It’s fall in The Natural State. Time to load up the family, get out of the neighborhood and into the neighboring woods! In this age of digital connectedness there is a growing movement for parents and grandparents to sever the electronic tether to children by taking them hiking. Studies reveal the benefits of hiking are much more than exercise alone. It also provides an environment for family members to bond and teach kids the joy of being outdoors.
“Some of my family’s most cherished memories have been the times spent together in nature,” says Shawn Griffith, father, and Park Ranger at Lake Fort Smith State Park. “I feel there has never been a more important time for families to strengthen their connections with nature, and the trails in Arkansas are a great place to do that.”
Fortunately for us, the River Valley is blessed with abundant opportunities to plan family outings! If you want to keep it local, Ben Geren Park offers over thirteen miles of soft surface trails for a quick escape from the hustle and bustle of noisy highways and concrete jungles. Park Director Jay Randolph and his crew have worked diligently to reestablish native prairie grass meadows and wetland environments suited to attract wildlife and their efforts have paid off. Two threatened species, the American Burying beetle and the Bell’s Roadside Skipper moth, call the park home.

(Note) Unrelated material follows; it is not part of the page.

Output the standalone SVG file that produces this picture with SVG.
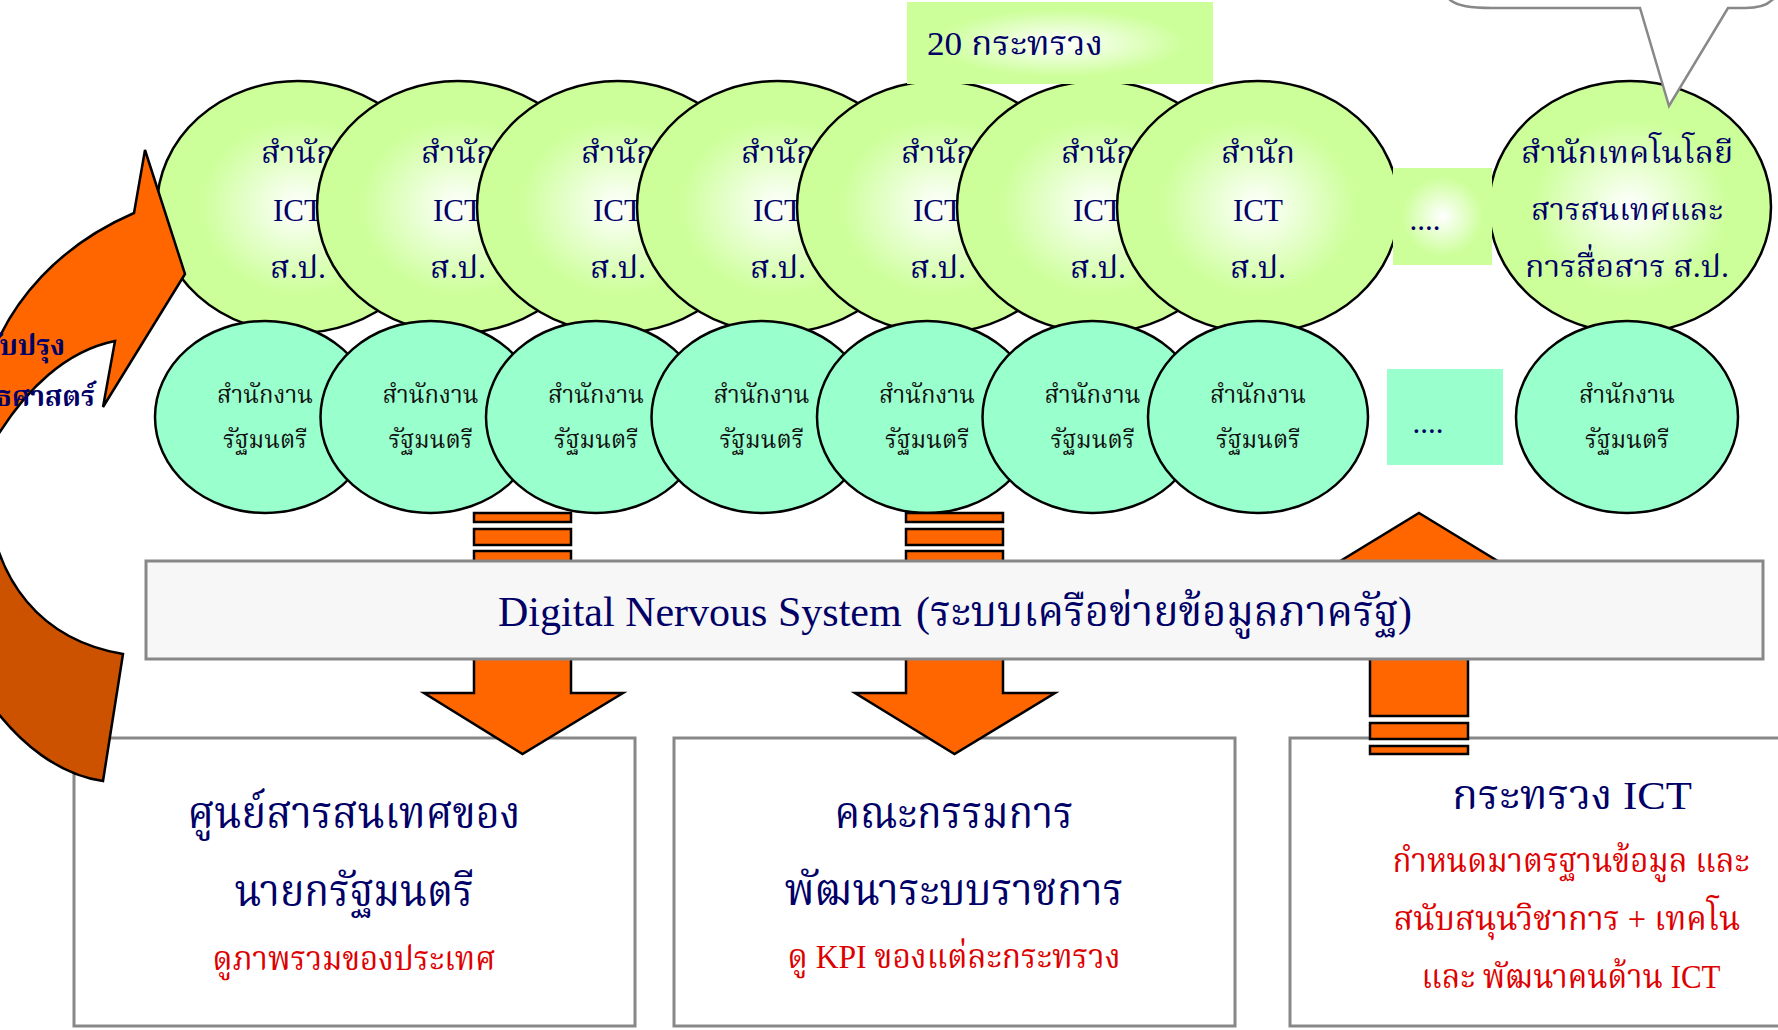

Barling’s Springhill Park also has many trails for families to experience the outdoors. Located on the banks of the Arkansas River, the area offers views of waterfowl and aquatic life not available on other trails. As you hike along the pathways, be sure to search high in the treetops for bald eagle nests. The heads of small eaglets can often be spotted peering over the sides of these massive configurations of twigs and grass.
Families who have time to make a day of their outing have a plethora of opportunities to traipse through the woods. The Lake Alma Trail offers a family-friendly four-mile hike around the lake that includes a waterfall, wooded forest, and an expansive view from atop the dam which created the lake.
Branching out a little further north opens even more outdoor adventures. Lake Fort Smith State Park includes a visitor center with educational exhibits about the history of the Ozarks that both adults and children will find interesting. Rangers often host show-and-tell gatherings to create hands-on experience for children to interact with nature.
The park is also the gateway to the Ozark Highlands Trail (OHT). For more adventurous-minded families, with children of the proper age, this three-hundred-twenty-mile trail offers a true bonding adventure on an extended multi-day hike. I recently shuttled a thru-hiker from Switzerland to the OHT trailhead. She had traveled across the globe to Arkansas, solely to hike this trail. The OHT is within an hour’s drive from Fort Smith.
A truly unique family outing awaits those who continue north on I-49 to Devil’s Den State Park. Not only are there scenic hiking trails, even one that routes hikers behind a waterfall, but this 1930s park offers parents the opportunity to educate their kids on an important period of America’s history – the Great Depression – and one of the government organizations established to help our nation in recovery, the Civilian Conservation Corps (CCC). Stop by the visitor center to pick up a brochure for the self-guided CCC Interpretive Trail that routes hikers past remnants of the 1934-1942 CCC camp.
Sometimes, one day of hiking just isn’t enough. Or, maybe having hiked all the local trails, you’re looking to expand your horizon. Consider loading up and using Pam Ernst’s Arkansas Dayhikes for Kids & Families as your road map to explore over one hundred easy trails in the Natural State. The book is tailored for family outings, with input from Pam, her husband Tim, their ten-year-old daughter, and Grandmother, Judy Ferguson.
Families interested in meeting other like-minded individuals to experience the outdoors have several groups they can reach out to. Trail Blazers Hiking Club (thcfs.com) is a hiking group based in Fort Smith dedicated to enjoying the area’s outdoors. They schedule several hikes a month that range from short, laid-back walks in the woods, to long and somewhat difficult treks. The members are experienced in the outdoors and can tell you best if a planned outing is suitable for young hikers.
Takahik Hiking Club (takahik.com) is based in Russellville. Created in 1999, the group is dedicated to the promotion, preservation, and enjoyment of Arkansas hiking trails. This is a great opportunity for Fort Smith hikers to explore trails in the state’s central region. Takahik leads hikes, such as the Annual Takahik Youth Hike, tailored specifically for new adventurers.
Cub Scouts is another way for families to meet others who share the goal of introducing their children to nature. I recently encountered Alma’s Cub Scout Pack 33 at Lake Fort Smith State Park. They were participating in a trail cleanup service project. It was a great opportunity for parents to teach their children to respect and appreciate nature. As everyone rambled through the trees, collecting bits of snack food wrappings, fountain cups, and other debris, children played, and parents socialized. A good time was had by all as they worked together to make other visitors’ outings in the park a memorable experience!